You’ve probably heard them over and over throughout the last month, and might even be dying for them to finally disappear again, but what do you actually know about Christmas songs other than the lyrics? Here are some fun facts about the carols you keep hearing.
The Man Behind The Music
While he hasn’t created every carol, no man has contributed more to the Christmas music genre than Jonny Marks, who wrote such classics as “Rudolph, the Red-Nosed Reindeer,” “Rockin’ Around the Christmas Tree,” “A Holly Jolly Christmas,” “Silver and Gold,” and “Run Rudolph Run.” Interestingly, despite writing so many of modern day Christmas classics, Marks didn’t even celebrate the holiday because he was Jewish.
His career in carols all started when he wrote “Rudolph, the Red-Nosed Reindeer” in 1949. The song was based on a poem that was written by his brother-in-law, Robert L. May, for the Montgomery Ward Company. The song was also his biggest hit, selling a total of 25 million copies, making the album the best selling record of all time up until the 1980s.
Sources: Wikipedia #1 and #2
The Best-Selling Single Ever
Because we might only listen to Christmas songs for a short part of the year, they often become some of the most enduring pop songs since they are a lot harder to get burned out on. In fact, the best-selling single of all time, with more than 100 million copies sold worldwide, isn’t sung by the Beetles, Michael Jackson or even Justin Beiber, but is instead by Bing Crosby. When you listen to “White Christmas” though, it’s easy to see why it has continued to sell so well throughout the years -Crosby’s classic crooning immediately sets the mood for Christmas, even seventy years after it was released.
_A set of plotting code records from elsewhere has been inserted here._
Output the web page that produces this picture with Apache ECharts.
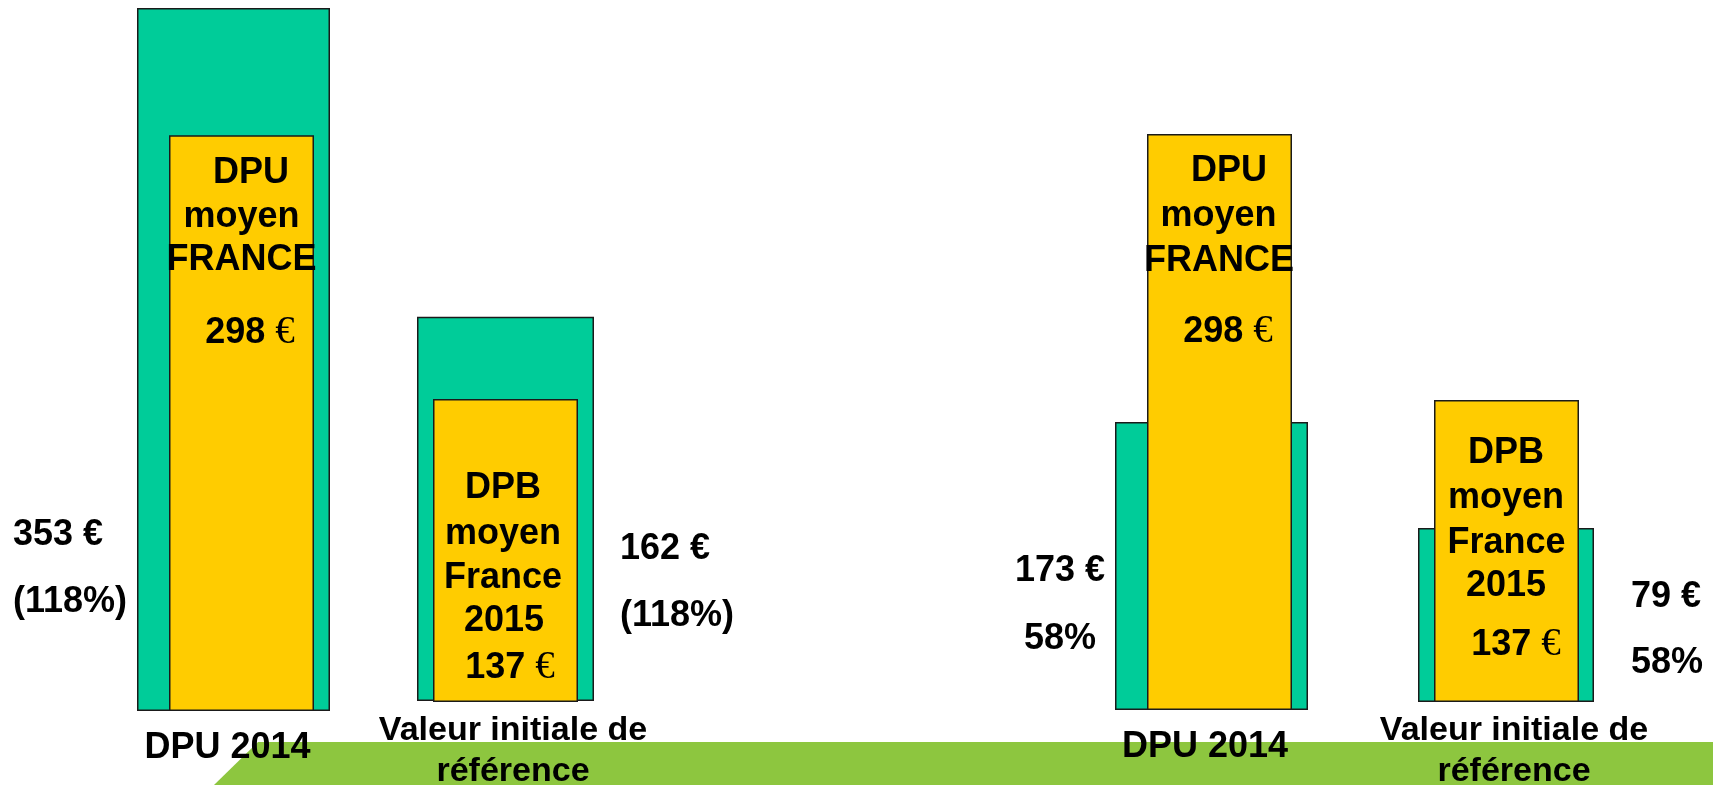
<!DOCTYPE html>
<html>
<head>
<meta charset="utf-8">
<title>DPU / DPB</title>
<script src="https://cdn.jsdelivr.net/npm/echarts@6/dist/echarts.min.js"></script>
<style>
    html, body { margin: 0; padding: 0; background: #ffffff; }
    #main { width: 1713px; height: 785px; }
</style>
</head>
<body>
<div id="main"></div>
<script>
    // données du graphique
    var categories = ['DPU 2014', 'Valeur initiale de\nréférence', 'DPU 2014', 'Valeur initiale de\nréférence'];
    var greenValues = [353, 162, 173, 79];      // valeur de l'exploitation
    var yellowValues = [298, 137, 298, 137];    // moyenne France
    var shareLabels = ['(118%)', '(118%)', '58%', '58%'];
    var innerTitles = [
        ['DPU', 'moyen', 'FRANCE'],
        ['DPB', 'moyen', 'France', '2015'],
        ['DPU', 'moyen', 'FRANCE'],
        ['DPB', 'moyen', 'France', '2015']
    ];

    // mise en page (px) : une grille par barre
    var greenBox = [
        {left: 137, width: 193, base: 711, max: 357},
        {left: 417, width: 177, base: 701, max: 295.5},
        {left: 1115, width: 193, base: 710, max: 426.5},
        {left: 1418, width: 176, base: 702, max: 318.7}
    ];
    var yellowBox = [
        {left: 169, width: 145, base: 711, max: 368},
        {left: 433, width: 145, base: 702, max: 317.4},
        {left: 1147, width: 145, base: 710, max: 367.3},
        {left: 1434, width: 145, base: 702, max: 318.5}
    ];
    // position des textes dans les barres jaunes
    var titlePos = [
        {x: [251, 241.5, 241.5], y: [182, 226, 269], vx: 250, vy: 342},
        {x: [503, 503, 503, 504], y: [497, 543, 587, 630], vx: 510, vy: 677},
        {x: [1229, 1218.5, 1219], y: [180, 225, 270], vx: 1228, vy: 341.5},
        {x: [1506, 1506, 1506.5, 1506], y: [462, 507, 552, 595], vx: 1516, vy: 654}
    ];
    // textes à côté des barres vertes
    var sidePos = [
        {x: 13, align: 'left', y1: 544, y2: 611},
        {x: 620, align: 'left', y1: 558, y2: 625},
        {x: 1060, align: 'center', y1: 580, y2: 648},
        {x: 1631, align: 'left', y1: 606, y2: 672}
    ];
    var catPos = [
        {x: 227.5, y: [757], size: 36},
        {x: 513, y: [739, 780], size: 34},
        {x: 1205, y: [756], size: 36},
        {x: 1514, y: [739, 780], size: 34}
    ];

    var SANS = '"Liberation Sans", Arial, Helvetica, sans-serif';
    var SERIF = '"Liberation Serif", "Times New Roman", serif';
    var GREEN = '#00cc99';
    var YELLOW = '#ffcc00';

    // texte placé sur sa ligne de base (middle = demi hauteur d'x)
    function txt(x, base, text, size, align, rich) {
        var style = {
            text: text,
            x: 0,
            y: 0,
            fill: '#000',
            font: 'bold ' + size + 'px ' + SANS,
            align: align,
            textAlign: align,
            verticalAlign: 'middle',
            textVerticalAlign: 'middle'
        };
        if (rich) style.rich = rich;
        return {type: 'text', x: x, y: base - 0.26 * size, z: 100, style: style};
    }

    var euroRich = {
        n: {fontFamily: SANS, fontWeight: 'bold', fontSize: 36, color: '#000'},
        e: {fontFamily: SERIF, fontWeight: 'normal', fontSize: 39, color: '#000'}
    };

    var grids = [], xAxes = [], yAxes = [], series = [];

    function addBar(box, value, color, idx) {
        grids.push({left: box.left, width: box.width, top: 0, height: box.base});
        xAxes.push({type: 'category', gridIndex: idx, data: [categories[idx % 4]], show: false});
        yAxes.push({type: 'value', gridIndex: idx, min: 0, max: box.max, show: false, splitLine: {show: false}});
        series.push({
            type: 'bar',
            xAxisIndex: idx,
            yAxisIndex: idx,
            barWidth: '100%',
            data: [value],
            itemStyle: {color: color, borderColor: '#1a1a1a', borderWidth: 1.5},
            label: {show: false},
            silent: true
        });
    }

    greenValues.forEach(function (v, i) { addBar(greenBox[i], v, GREEN, i); });
    yellowValues.forEach(function (v, i) { addBar(yellowBox[i], v, YELLOW, i + 4); });

    var elements = [];
    // bandeau vert du bas de la diapo
    elements.push({
        type: 'polygon',
        z: 0,
        shape: {points: [[258, 742], [1713, 742], [1713, 785], [214, 785]]},
        style: {fill: '#8dc63f'},
        silent: true
    });

    for (var i = 0; i < 4; i++) {
        var tp = titlePos[i];
        innerTitles[i].forEach(function (line, k) {
            elements.push(txt(tp.x[k], tp.y[k], line, 36, 'center'));
        });
        elements.push(txt(tp.vx, tp.vy, '{n|' + yellowValues[i] + ' }{e|€}', 36, 'center', euroRich));

        var sp = sidePos[i];
        elements.push(txt(sp.x, sp.y1, greenValues[i] + ' €', 36, sp.align));
        elements.push(txt(sp.x, sp.y2, shareLabels[i], 36, sp.align));

        var cp = catPos[i];
        categories[i].split('\n').forEach(function (line, k) {
            elements.push(txt(cp.x, cp.y[k], line, cp.size, 'center'));
        });
    }

    var chart = echarts.init(document.getElementById('main'));
    chart.setOption({
        animation: false,
        backgroundColor: '#ffffff',
        grid: grids,
        xAxis: xAxes,
        yAxis: yAxes,
        series: series,
        graphic: {elements: elements}
    });
</script>
</body>
</html>
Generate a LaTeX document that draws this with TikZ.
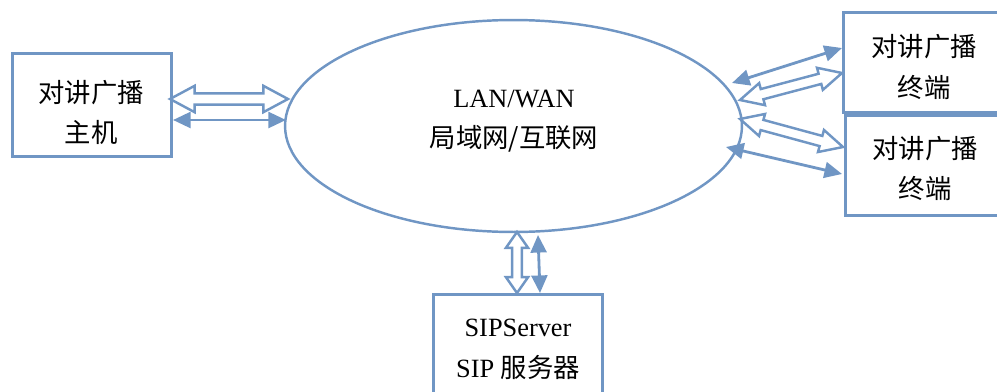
\documentclass[tikz,border=0pt]{standalone}
\usepackage{fontspec}
\setmainfont{Liberation Serif}
\newfontfamily\cjk{Noto Sans CJK SC}
\usetikzlibrary{shapes.geometric,arrows.meta,calc}

\definecolor{linkblue}{RGB}{112,150,196}

\begin{document}
\begin{tikzpicture}[x=0.02cm, y=-0.02cm,
    box/.style={draw=linkblue, line width=1.7pt, fill=white, inner sep=0pt},
    caption/.style={align=center, inner sep=0pt, font=\fontsize{15pt}{23pt}\selectfont},
    cjkcaption/.style={caption, font=\fontsize{15pt}{23pt}\selectfont\cjk},
    biarrow/.style={draw=linkblue, line width=1.6pt,
        {Triangle[length=10pt,width=9pt]}-{Triangle[length=10pt,width=9pt]}},
    hollowarrow/.style={draw=linkblue, fill=white, line width=1.4pt, line join=miter}]

    % from, to, head length, head half width, shaft half width
    \newcommand*{\hollowlink}[5]{
        \filldraw[hollowarrow] (#1)
            -- ($(#1)!#3!(#2)!#4!90:(#2)$) -- ($(#1)!#3!(#2)!#5!90:(#2)$)
            -- ($(#2)!#3!(#1)!#5!-90:(#1)$) -- ($(#2)!#3!(#1)!#4!-90:(#1)$)
            -- (#2)
            -- ($(#2)!#3!(#1)!#4!90:(#1)$) -- ($(#2)!#3!(#1)!#5!90:(#1)$)
            -- ($(#1)!#3!(#2)!#5!-90:(#2)$) -- ($(#1)!#3!(#2)!#4!-90:(#2)$)
            -- cycle;
    }

    \clip (0,0) rectangle (997,392);

    \node[draw=linkblue, line width=1.4pt, ellipse, inner sep=0pt,
        minimum width=9.14cm, minimum height=4.24cm] (lan) at (513.5,126) {};
    \node[caption] (lantext) at (514,121) {LAN/WAN\\{\cjk 局域网/互联网}};

    \node[box, minimum width=3.2cm, minimum height=2.06cm] (host) at (92,105) {};
    \node[box, minimum width=3.2cm, minimum height=2.02cm] (term1) at (923,62.5) {};
    \node[box, minimum width=3.2cm, minimum height=2.02cm] (term2) at (925,165.5) {};
    \node[box, minimum width=3.4cm, minimum height=2cm] (sip) at (518,344) {};

    \node[cjkcaption] (hosttext) at (91,112.5) {对讲广播\\主机};
    \node[cjkcaption] (term1text) at (924,67) {对讲广播\\终端};
    \node[cjkcaption] (term2text) at (925,168.5) {对讲广播\\终端};
    \node[caption] (siptext) at (518,349.5) {SIPServer\\SIP {\cjk 服务器}};

    % arrow ends
    \coordinate (hostA) at (170,99);   \coordinate (lanA) at (288,99);
    \coordinate (hostB) at (173,120);  \coordinate (lanB) at (286,120);
    \coordinate (lanC) at (732,83);    \coordinate (termC) at (842,48);
    \coordinate (lanD) at (740,100);   \coordinate (termD) at (842,73);
    \coordinate (lanE) at (740,119);   \coordinate (termE) at (843,147);
    \coordinate (lanF) at (726,147);   \coordinate (termF) at (842,174);
    \coordinate (lanG) at (517,232);   \coordinate (sipG) at (517,293);
    \coordinate (lanH) at (538,235);   \coordinate (sipH) at (540,293);

    \hollowlink{hostA}{lanA}{14pt}{7.5pt}{3.2pt}
    \draw[biarrow] (hostB) -- (lanB);

    \draw[biarrow] (lanC) -- (termC);
    \hollowlink{lanD}{termD}{13pt}{6.5pt}{3pt}
    \hollowlink{lanE}{termE}{13pt}{6.5pt}{3pt}
    \draw[biarrow] (lanF) -- (termF);

    \hollowlink{lanG}{sipG}{9pt}{6.3pt}{2.8pt}
    \draw[biarrow] (lanH) -- (sipH);

\end{tikzpicture}
\end{document}
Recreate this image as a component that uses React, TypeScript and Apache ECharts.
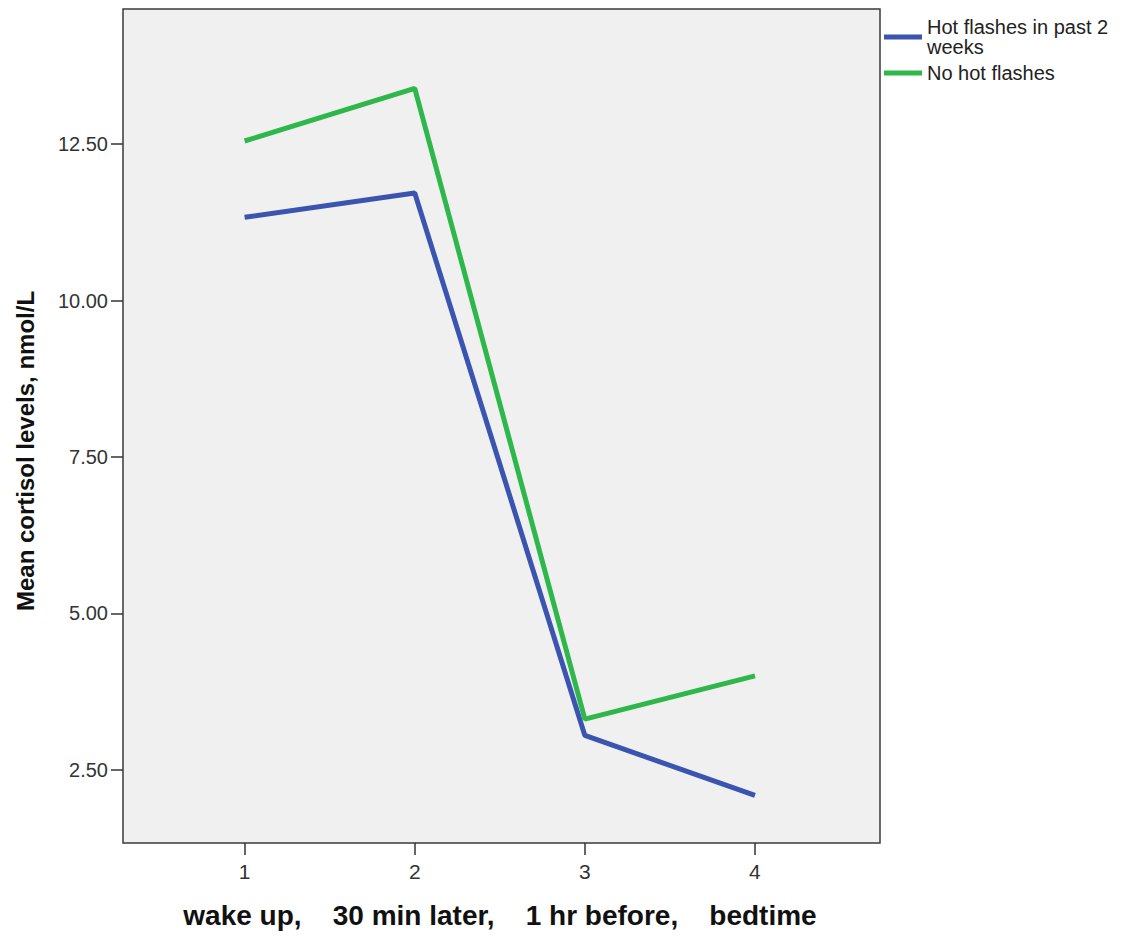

Funny enough though, when it was featured in the film Holiday Inn in 1942, the song didn’t do well and was overshadowed by the movie’s other big hit, “Be Careful, It’s My Heart.” Within a few months though, the holidays were nearing and “White Christmas” started climbing up the charts. The melancholy, homesick vibe of the song only helped its sales, being as how it came out right during the middle of WWII, making it feel incredibly appropriate to both those away at war and those who stayed at home.
Think Christmas songs are too commercial now with Justin Beiber, Cee Lo Green and Mariah Carey topping the charts? Well, get used to it because that’s nothing new. In fact, two of the most widely celebrated Christmas songs were written for movies. As mentioned above, “White Christmas” was written for Holiday Inn, and the classic “Have Yourself a Merry Little Christmas” was first performed by Judy Garland in the 1944 musical Meet Me in St. Louis, even if the more popular version was recorded later by Frank Sinatra.
Like “White Christmas,” WWII was part of the reason “Have Yourself a Merry Little Christmas” was so popular thanks to lines like “let your heart be light/Next year all our troubles will be out of sight.” Interestingly, the song was originally much darker, but Garland and her co-star Tom Drake pushed creator Hugh Martin for a few rewrites to make it a little more cheerful. In fact, the lines above were originally, "It may be your last / Next year we may all be living in the past” –not quite as full of holiday cheer is it?